To insulate herself and avoid further contact with the other ladies, she
devised a system. Since all the women would be at the well replenishing their
water supply in the cool early morning, she would only make her daily visit to
the well when the sun was at its apex. She would much rather bear the punishing
blaze of the midday sun than the heat of their scorn and ridicule. Every day
since then, she had come quietly to the well, meeting no one at all, and faded
back into nonexistence after getting her fill of water.
Unbeknownst to her, on this day, as she was waiting patiently for the
sun to rise to its peak, the Sun of righteousness was already by the well
waiting for her.
Immanuel approached her and asked, “Can I have some water?”
Then the beautiful Lady said to Him, "How is it that you, being a
Jew, ask a drink from me, a Samaritan woman?"

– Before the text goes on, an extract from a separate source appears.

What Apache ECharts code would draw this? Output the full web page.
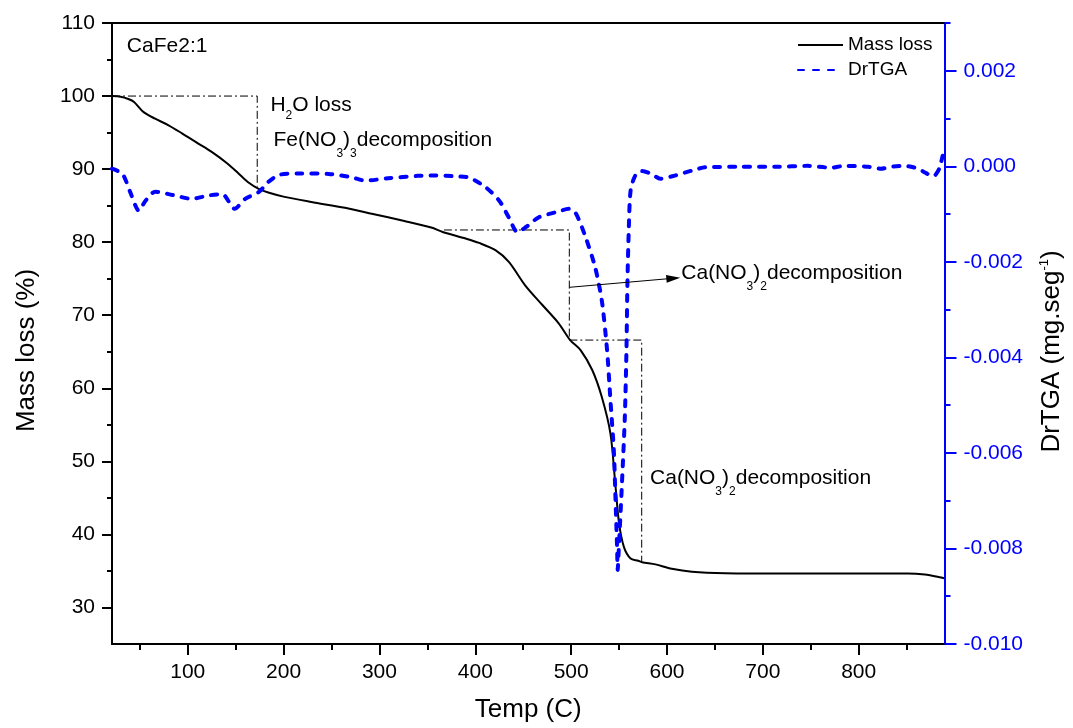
<!DOCTYPE html>
<html><head><meta charset="utf-8">
<script src="https://cdn.jsdelivr.net/npm/echarts@6/dist/echarts.min.js"></script>
<style>html,body{margin:0;padding:0;background:#fff}#c{width:1073px;height:728px}</style>
</head><body><div id="c"></div>
<script>
// ---------- data ----------
const xMajorTicks = [100, 200, 300, 400, 500, 600, 700, 800];
const xMinorTicks = [50, 150, 250, 350, 450, 550, 650, 750, 850];
const yMajorTicks = [30, 40, 50, 60, 70, 80, 90, 100, 110];
const yMinorTicks = [35, 45, 55, 65, 75, 85, 95, 105];
const rMajorTicks = [-0.010, -0.008, -0.006, -0.004, -0.002, 0.000, 0.002];
const rMinorTicks = [-0.009, -0.007, -0.005, -0.003, -0.001, 0.001, 0.003];

const seriesNames = ['Mass loss', 'DrTGA'];

// Mass loss (%) vs Temp (C)
const massData = [
  [21,100.0],[30,99.9],[38,99.6],[44,99.2],[54,97.8],[66,96.9],[80,96.0],[94,94.9],
  [111,93.5],[125,92.35],[141,90.8],[153,89.4],[163,88.2],[174,87.3],[184,86.8],
  [201,86.2],[229,85.5],[264,84.7],[292,83.9],[326,82.9],[354,82.0],[366,81.4],
  [390,80.5],[404,79.9],[421,78.9],[435,77.3],[452,74.1],[470,71.4],[487,68.9],
  [499,66.6],[510,65.2],[522,62.5],[532,58.8],[541,53.8],[546,47.0],[550,41.5],
  [555,38.3],[562,36.7],[570,36.4],[574,36.2],[588,35.9],[605,35.3],[626,34.9],
  [661,34.7],[730,34.65],[799,34.65],[851,34.65],[869,34.5],[886,34.1],[889,34.0]
];

// DrTGA (mg.seg^-1) vs Temp (C)
const drtgaData = [
  [21,-0.00005],[32,-0.00016],[40,-0.00054],[49,-0.00093],[56,-0.00072],[66,-0.00053],
  [84,-0.00060],[104,-0.00068],[122,-0.00061],[136,-0.00058],[149,-0.00089],[160,-0.00068],
  [174,-0.00054],[184,-0.00033],[195,-0.00018],[215,-0.00015],[247,-0.00016],[271,-0.00023],
  [285,-0.00030],[309,-0.00025],[340,-0.00020],[356,-0.00019],[380,-0.00021],[394,-0.00024],
  [411,-0.00044],[425,-0.00072],[435,-0.00107],[444,-0.00138],[453,-0.00127],[466,-0.00107],
  [484,-0.00096],[498,-0.00089],[505,-0.00099],[515,-0.00148],[525,-0.00211],[532,-0.00281],
  [537.5,-0.00385],[541,-0.00490],[544.5,-0.00594],[546.3,-0.00699],[548,-0.00803],[548.5,-0.00845],
  [550,-0.00789],[553,-0.00664],[556,-0.00525],[557.7,-0.00385],[558.7,-0.00246],[560,-0.00141],
  [562,-0.00051],[567,-0.00019],[574,-0.00010],[584,-0.00016],[593,-0.00026],[609,-0.00019],
  [626,-0.00009],[640,-0.00002],[678,-0.00001],[713,-0.00001],[747,0.00001],[771,-0.00003],
  [785,0.00001],[810,-0.00001],[823,-0.00005],[834,-0.00001],[848,0.00001],[862,-0.00005],
  [869,-0.00013],[878,-0.00021],[884,-0.00005],[887.5,0.00022]
];

// dash-dot guide lines (Temp, Mass)
const guide1 = [[21,100],[172.5,100],[172.5,87.6]];
const guide2 = [[367.3,81.67],[498.1,81.67],[498.1,66.6]];
const guide3 = [[498.1,66.6],[573.6,66.6],[573.6,36.27]];
const arrowLine = [[498.1,73.82],[606.6,75.06]];

// annotations (Temp, Mass of the text's left/middle)
const annotationX = [36.5, 186.3, 189.4, 614.9, 582.3];
const annotationY = [106.76, 98.78, 93.99, 75.74, 47.72];
const annotationTexts = [
  '{m|CaFe2:1}',
  '{m|H}{t|2}{m|O loss}',
  '{m|Fe(NO}{s|3}{m|)}{s|3}{m|decomposition}',
  '{m|Ca(NO}{s|3}{m|)}{s|2}{m|decomposition}',
  '{m|Ca(NO}{s|3}{m|)}{s|2}{m|decomposition}'
];

// ---------- chart ----------
const FONT = 'Liberation Sans, Arial, sans-serif';
const BLUE = '#0000ff';
const X_MIN = 21, X_MAX = 889.5;
const Y_MIN = 25, Y_MAX = 110;
const R_MIN = -0.010, R_MAX = 0.003;

const chart = echarts.init(document.getElementById('c'), null, {renderer: 'canvas'});

const noLine = {show: false, onZero: false};
function fmtR(v) { return Math.abs(v) < 1e-9 ? '0.000' : v.toFixed(3); }

const option = {
  animation: false,
  backgroundColor: '#fff',
  textStyle: {fontFamily: FONT, color: '#000'},
  grid: {left: 112, right: 126, top: 23, bottom: 84, containLabel: false},
  legend: {
    data: seriesNames,
    orient: 'vertical',
    left: 797, top: 35,
    padding: 0,
    itemWidth: 45, itemHeight: 20, itemGap: 5,
    itemStyle: {opacity: 0},
    textStyle: {fontSize: 19, color: '#000', fontFamily: FONT, lineHeight: 20},
    selectedMode: false
  },
  xAxis: [
    {
      type: 'value', min: X_MIN, max: X_MAX, position: 'bottom',
      axisLine: {show: true, onZero: false, lineStyle: {color: '#000', width: 2}},
      axisTick: {show: true, inside: false, length: 11, customValues: xMajorTicks, lineStyle: {color: '#000', width: 2}},
      axisLabel: {show: true, customValues: xMajorTicks, fontSize: 21, color: '#000', margin: 18, fontFamily: FONT},
      splitLine: {show: false},
      name: 'Temp (C)', nameLocation: 'middle', nameGap: 53,
      nameTextStyle: {fontSize: 26, color: '#000', fontFamily: FONT}
    },
    {
      type: 'value', min: X_MIN, max: X_MAX, position: 'bottom',
      axisLine: noLine,
      axisTick: {show: true, inside: false, length: 6, customValues: xMinorTicks, lineStyle: {color: '#000', width: 2}},
      axisLabel: {show: false}, splitLine: {show: false}
    },
    {
      type: 'value', min: X_MIN, max: X_MAX, position: 'top',
      axisLine: {show: true, onZero: false, lineStyle: {color: '#000', width: 2}},
      axisTick: {show: false}, axisLabel: {show: false}, splitLine: {show: false}
    }
  ],
  yAxis: [
    {
      type: 'value', min: Y_MIN, max: Y_MAX, position: 'left',
      axisLine: {show: true, onZero: false, lineStyle: {color: '#000', width: 2}},
      axisTick: {show: true, inside: false, length: 10, customValues: yMajorTicks, lineStyle: {color: '#000', width: 2}},
      axisLabel: {show: true, customValues: yMajorTicks, fontSize: 21, color: '#000', margin: 17, fontFamily: FONT},
      splitLine: {show: false},
      name: 'Mass loss (%)', nameLocation: 'middle', nameGap: 72, nameRotate: 90,
      nameTextStyle: {fontSize: 26, color: '#000', fontFamily: FONT, padding: [0, 34, 0, 0]}
    },
    {
      type: 'value', min: Y_MIN, max: Y_MAX, position: 'left',
      axisLine: noLine,
      axisTick: {show: true, inside: false, length: 5, customValues: yMinorTicks, lineStyle: {color: '#000', width: 2}},
      axisLabel: {show: false}, splitLine: {show: false}
    },
    {
      type: 'value', min: R_MIN, max: R_MAX, position: 'right',
      axisLine: {show: true, onZero: false, lineStyle: {color: BLUE, width: 2}},
      axisTick: {show: true, inside: false, length: 12, customValues: rMajorTicks, lineStyle: {color: BLUE, width: 2}},
      axisLabel: {show: true, customValues: rMajorTicks, fontSize: 21, color: BLUE, margin: 19, fontFamily: FONT, formatter: fmtR},
      splitLine: {show: false},
      name: '{a|DrTGA (mg.seg}{p|-1}{a|)}', nameLocation: 'middle', nameGap: 93, nameRotate: 90,
      nameTextStyle: {
        color: '#000', fontFamily: FONT, padding: [0, 36, 0, 0],
        rich: {
          a: {fontSize: 26, color: '#000', fontFamily: FONT, lineHeight: 28},
          p: {fontSize: 13, color: '#000', fontFamily: FONT, lineHeight: 28, padding: [0, 0, 14, 0]}
        }
      }
    },
    {
      type: 'value', min: R_MIN, max: R_MAX, position: 'right',
      axisLine: noLine,
      axisTick: {show: true, inside: false, length: 6, customValues: rMinorTicks, lineStyle: {color: BLUE, width: 2}},
      axisLabel: {show: false}, splitLine: {show: false}
    }
  ],
  series: [
    {
      name: 'guide1', type: 'line', xAxisIndex: 0, yAxisIndex: 0, data: guide1,
      symbol: 'none', silent: true,
      lineStyle: {color: '#000', width: 1, type: [8, 3, 2, 3]}
    },
    {
      name: 'guide2', type: 'line', xAxisIndex: 0, yAxisIndex: 0, data: guide2,
      symbol: 'none', silent: true,
      lineStyle: {color: '#000', width: 1, type: [8, 3, 2, 3]}
    },
    {
      name: 'guide3', type: 'line', xAxisIndex: 0, yAxisIndex: 0, data: guide3,
      symbol: 'none', silent: true,
      lineStyle: {color: '#000', width: 1, type: [8, 3, 2, 3]}
    },
    {
      name: seriesNames[0], type: 'line', xAxisIndex: 0, yAxisIndex: 0, data: massData,
      symbol: 'none', smooth: 0.3, silent: true,
      itemStyle: {color: '#000'},
      lineStyle: {color: '#000', width: 2},
      markLine: {
        silent: true,
        symbol: ['none', 'triangle'],
        symbolSize: [8, 14],
        label: {show: false},
        lineStyle: {color: '#000', width: 1, type: 'solid'},
        data: [[{coord: arrowLine[0]}, {coord: arrowLine[1]}]]
      }
    },
    {
      name: seriesNames[1], type: 'line', xAxisIndex: 0, yAxisIndex: 2, data: drtgaData,
      symbol: 'none', smooth: 0.25, silent: true,
      itemStyle: {color: BLUE},
      lineStyle: {color: BLUE, width: 4, type: [6, 9], cap: 'round'}
    },
    {
      name: 'annotations', type: 'scatter', xAxisIndex: 0, yAxisIndex: 0,
      data: annotationX.map((x, i) => ({value: [x, annotationY[i]], name: String(i)})),
      symbolSize: 0, silent: true,
      itemStyle: {color: '#000', opacity: 1},
      label: {
        show: true, position: 'right', distance: 0, color: '#000',
        formatter: (p) => annotationTexts[p.dataIndex],
        lineHeight: 24,
        rich: {
          m: {fontSize: 21, color: '#000', fontFamily: FONT, lineHeight: 24},
          s: {fontSize: 12, color: '#000', fontFamily: FONT, lineHeight: 24, padding: [27, 0, 0, 0]},
          t: {fontSize: 12, color: '#000', fontFamily: FONT, lineHeight: 24, padding: [22, 0, 0, 0]}
        }
      }
    }
  ]
};
chart.setOption(option);
</script>
</body></html>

Instead of arguing or angry, Immanuel answered and said to her, "If
you knew the gift of God, and who it is who says to you, 'Give me some water to
drink,' you would have asked Him for some living water and he would have given
you."
The woman said to Him, "Sir, you have nothing to draw with, and the
well is deep. Where then do you get that living water? Are you claiming to be greater
than our father Jacob who gave us the well, and drank from it with his sons and
livestock?"
Immanuel x-rated her naivety and told her point-blank, "Whoever
drinks of this water will thirst again, but whoever drinks of the water that I give
will never thirst because that water shall become in him a fountain of water
springing up into everlasting life."
This beautiful woman, though still radiant was confused and so requested
believing that will mark an end to the persistent gossips of the villagers, "Can
I also have some of this water so I
may not need to come here and draw
water again."
But Immanuel realising her surrender, taunted her, "Go and call
your husband for me."
And not willing to keep hiding the fact, she responded, "I have no
husband!"
Immanuel, unsurprised, confronted
her fears, "It is true you have no husband but you have had five previous
marriages and the one you now live with is not your husband."

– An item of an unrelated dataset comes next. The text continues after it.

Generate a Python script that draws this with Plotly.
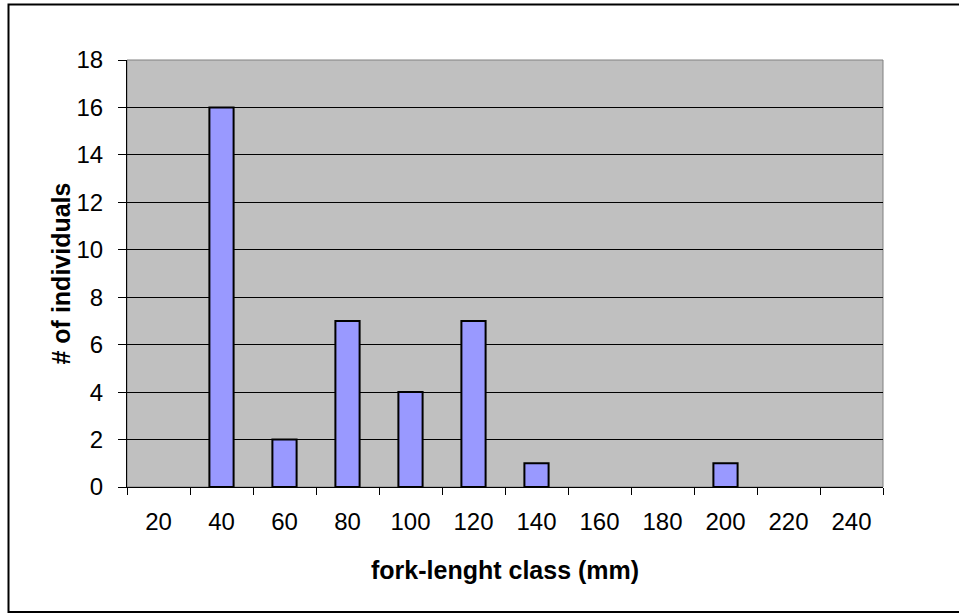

The confused lady was white. She pried further, asked questions that
have bothered her since childhood, "Sir, I perceive that you are a
prophet. Our fathers worshiped on this mountain and you Jews say that in
Jerusalem is the place where one ought to worship."
Immanuel responded, "Woman, believe me, there will come a time and
now is that hour, when the true
worshipers will worship the Father in spirit and truth – not in any mountain. My
Father is seeking true worshippers like that. God is Spirit, and those who
worship Him must worship in spirit and truth."
The woman walked closer to Him and whispered, "I know that Messiah
is coming who is called Christ and when He comes, He will tell us all
things."
Immanuel smiled, looked her straight in the eyes and said to her,
"I, the One who has been speaking to you, is that Messiah!"